La Cartada a Cristo como sacerdote los siguientes apelativos: sacerdote según el orden de Melquisedec (5, 6 y 10; 6, 20, 7, 11 y 17); sumo sacerdote; pontífice misericordioso y fiel (2,17); pontífice de nuestra confesión (3, 1); gran pontífice (4, 14); pontífice santo, inocente e inmaculado (7, 26); pontífice de los bienes futuros (9,11).
La Carta a los Hebreos, en cita del Salmo 110,4, dice que Jesucristo es sacerdote según el orden de Melquisedec, poniendo de relieve que esta expresión se aplica a Cristo por tres razones: a) porque Melquisedec significa rey de justicia, y rey de Salem significa rey de paz, mientras que el reino del Mesías será el reino de la paz y de la justicia (7, 1-2); b) porque Melquisedec, sin padre, sin madre, sin genealogía, sin principio ni fin de su vida se asemeja en eso al Hijo de Dios, que es sacerdote para siempre (7, 3); c) porque fue él, Melquisedec, quien bendijo a Abraham y quien recibió de él los diezmos, mostrándose en esto la superioridad de Melquisedec sobre Abraham y, en consecuencia, la superioridad de Aquel —Cristo— de quien Melquisedec era tipo (7, 4-10). Las referencias a Melquisedec ponen de relieve que el sacerdocio no le viene a Jesucristo por herencia carnal —Él no es de la tribu de Leví, sino de la de Judá— y, al mismo tiempo, manifiestan también que con el nuevo sacerdocio de Cristo ha sido abolido el sacerdocio aarónico (7, 11-19).
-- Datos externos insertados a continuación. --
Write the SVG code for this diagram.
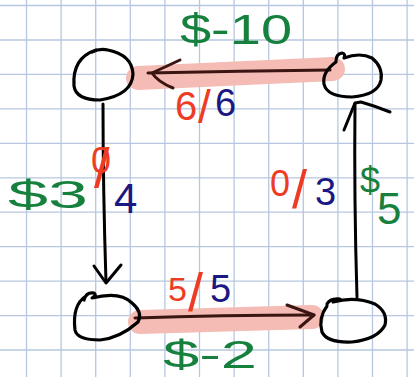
<svg xmlns="http://www.w3.org/2000/svg" width="414" height="377" viewBox="0 0 414 377">
<style>
.grid line{stroke:#b6c7df;stroke-width:1.3}
.ink{fill:none;stroke:#000;stroke-width:3.2;stroke-linecap:round;stroke-linejoin:round}
.edge{fill:none;stroke:#3a1512;stroke-width:3;stroke-linecap:round;stroke-linejoin:round}
.arrowk{fill:none;stroke:#000;stroke-width:3;stroke-linecap:round;stroke-linejoin:round}
.hl{fill:none;stroke:#f4bcb5;stroke-width:24;stroke-linecap:round}
text{font-family:"Liberation Sans",Arial,sans-serif}
.g{fill:#16803d}
.r{fill:#ee3b24}
.b{fill:#1b1883}
</style>
<rect width="414" height="377" fill="#fff"/>
<g class="grid">
<line x1="26.5" y1="0" x2="26.5" y2="377"/>
<line x1="61.1" y1="0" x2="61.1" y2="377"/>
<line x1="95.7" y1="0" x2="95.7" y2="377"/>
<line x1="130.3" y1="0" x2="130.3" y2="377"/>
<line x1="164.9" y1="0" x2="164.9" y2="377"/>
<line x1="199.5" y1="0" x2="199.5" y2="377"/>
<line x1="234.1" y1="0" x2="234.1" y2="377"/>
<line x1="268.7" y1="0" x2="268.7" y2="377"/>
<line x1="303.3" y1="0" x2="303.3" y2="377"/>
<line x1="337.9" y1="0" x2="337.9" y2="377"/>
<line x1="372.5" y1="0" x2="372.5" y2="377"/>
<line x1="407.1" y1="0" x2="407.1" y2="377"/>
<line x1="0" y1="5.5" x2="414" y2="5.5"/>
<line x1="0" y1="40" x2="414" y2="40"/>
<line x1="0" y1="74.4" x2="414" y2="74.4"/>
<line x1="0" y1="108.9" x2="414" y2="108.9"/>
<line x1="0" y1="143.3" x2="414" y2="143.3"/>
<line x1="0" y1="177.8" x2="414" y2="177.8"/>
<line x1="0" y1="212.2" x2="414" y2="212.2"/>
<line x1="0" y1="246.7" x2="414" y2="246.7"/>
<line x1="0" y1="281.1" x2="414" y2="281.1"/>
<line x1="0" y1="315.6" x2="414" y2="315.6"/>
<line x1="0" y1="350" x2="414" y2="350"/>
</g>
<g id="connectors">
<g id="edge-top">
<path class="hl" d="M138,78 L333,69"/>
<path class="edge" d="M330,70 Q240,71 148,73"/>
<path class="edge" d="M180,60 L152,73 Q158,82 173,88"/>
<text x="180" y="44" font-size="42" class="g" textLength="112" lengthAdjust="spacingAndGlyphs">$-10</text>
<text x="175" y="120" font-size="40" class="r">6<tspan x="198" y="123" font-size="46">/</tspan><tspan x="215" y="116" font-size="38" class="b">6</tspan></text>
</g>
<g id="edge-left">
<path class="arrowk" d="M103,104 Q103,190 106,282"/>
<path class="arrowk" d="M94,266 L106,283 L121,265"/>
<text x="8" y="208" font-size="38" class="g" textLength="80" lengthAdjust="spacingAndGlyphs">$3</text>
<text x="91" y="173" font-size="36" class="r">0<tspan x="94" y="187" font-size="56">/</tspan><tspan x="114" y="213" font-size="42" class="b">4</tspan></text>
</g>
<g id="edge-right">
<path class="arrowk" d="M357,297 Q354,200 355,104"/>
<path class="arrowk" d="M344,130 L355,103 L361,102 Q375,106 390,112"/>
<text x="270" y="196" font-size="36" class="r">0<tspan x="292" y="208" font-size="54">/</tspan><tspan x="315" y="205" font-size="38" class="b">3</tspan></text>
<text x="360" y="193" font-size="36" class="g">$<tspan x="377" y="224" font-size="44">5</tspan></text>
</g>
<g id="edge-bottom">
<path class="hl" d="M140,322 L312,317"/>
<path class="edge" d="M135,318 Q220,315 314,315"/>
<path class="edge" d="M287,305 L314,315 L300,327"/>
<text x="168" y="301" font-size="34" class="r">5<tspan x="188" y="311" font-size="54">/</tspan><tspan x="210" y="302" font-size="38" class="b">5</tspan></text>
<text x="163" y="368" font-size="38" class="g" textLength="94" lengthAdjust="spacingAndGlyphs">$-2</text>
</g>
</g>
<g id="node-tl">
<path class="ink" d="M92,52 Q100,48 108,50 Q132,55 133,74 Q132,95 100,100 Q76,100 74,86 Q72,58 96,50"/>
</g>
<g id="node-tr">
<path class="ink" d="M336,61 Q336,54 342,53 Q346,54 344,58 Q360,52 372,58 Q383,67 381,80 Q378,95 352,97 Q327,97 324,84 Q322,72 336,62"/>
</g>
<g id="node-bl">
<path class="ink" d="M84,300 Q86,292 94,293 Q97,295 92,298 Q120,291 132,303 Q143,312 138,322 Q120,338 100,340 Q77,340 75,330 Q72,305 86,296"/>
</g>
<g id="node-br">
<path class="ink" d="M327,304 Q330,298 340,299 Q336,301 333,302 Q355,296 375,304 Q388,312 385,325 Q378,339 352,342 Q327,343 322,332 Q318,318 327,306"/>
</g>
</svg>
El sacerdocio de Cristo —conforme era figurado ya por Melquisedec, sin padre, sin madre, sin genealogía (7, 3)—, es un sacerdocio eterno (5, 6; 6, 20; 7, 17 y 21), para siempre ( 7, 3; 7, 25). Jesús, por cuanto permanece para siempre, tiene un sacerdocio perpetuo (7, 24); siempre vive para interceder por nosotros (7, 25). Sin embargo, su sacrificio sacerdotal, su inmolación, tuvo lugar una sola vez (9, 11-14 y 26-28). Y por su muerte, con su sangre, selló el Nuevo Testamento; por eso es el mediador de la Nueva Alianza (9, 15).

No es eterno, en cambio, el hecho mismo del sacrificio ofrecido por Cristo en la cruz, que tuvo lugar una sola vez: Cristo, habiendo ofrecido un sólo sacrificio por los pecados, se sentó para siempre a la diestra de Dios (Hb 10, 12; Cf también Hb 7, 27; 9, 12. 26. 28). En el cielo ya no puede volver a sacrificarse. En este sentido, como hemos visto, la Carta a los Hebreos es clara y explícita: Cristo, por su propia sangre, entró una vez para siempre en el Santuario, consiguiendo así una redención eterna (Hb 9, 12).

Si bien es verdad que el sacrificio de Cristo tuvo lugar una sola vez, eso no quiere decir que Cristo no siga ejerciendo eternamente su sacerdocio. En efecto, la función sacerdotal de Cristo no terminó con su muerte, sino que permanece para siempre: glorificado, está sentado a la diestra de Dios Padre como Señor del universo y Sumo Sacerdote de la Nueva Alianza. La Carta a los Hebreos nos lo describe ejerciendo en el cielo su mediación suplicante en favor de los hombres (Hb 7, 25; 9, 24). Esta permanente intercesión en favor nuestro está relacionada con el sacrificio ofrecido en la Cruz; Cristo entra en el Santuario mediante el sacrificio de la propia vida (Hb 9, 12. 22. 24 25). También San Juan describe el ejercicio del sacerdocio de Nuestro Señor en el cielo como intercesión en favor de los hombres; intercesión que se encuentra en dependencia del sacrificio ofrecido en el Calvario: Tenemos un abogado ante el Padre, a Jesucristo, justo. El es la propiciación por nuestros pecados. Y no sólo por los nuestros, sino por los de todo el mundo (1Jn 1, 2). También aquí aparece unida la intercesión de Cristo a su inmolación, a su sacrificio, que se renueva —el mismo sacrificio, no otro— en la Eucaristía.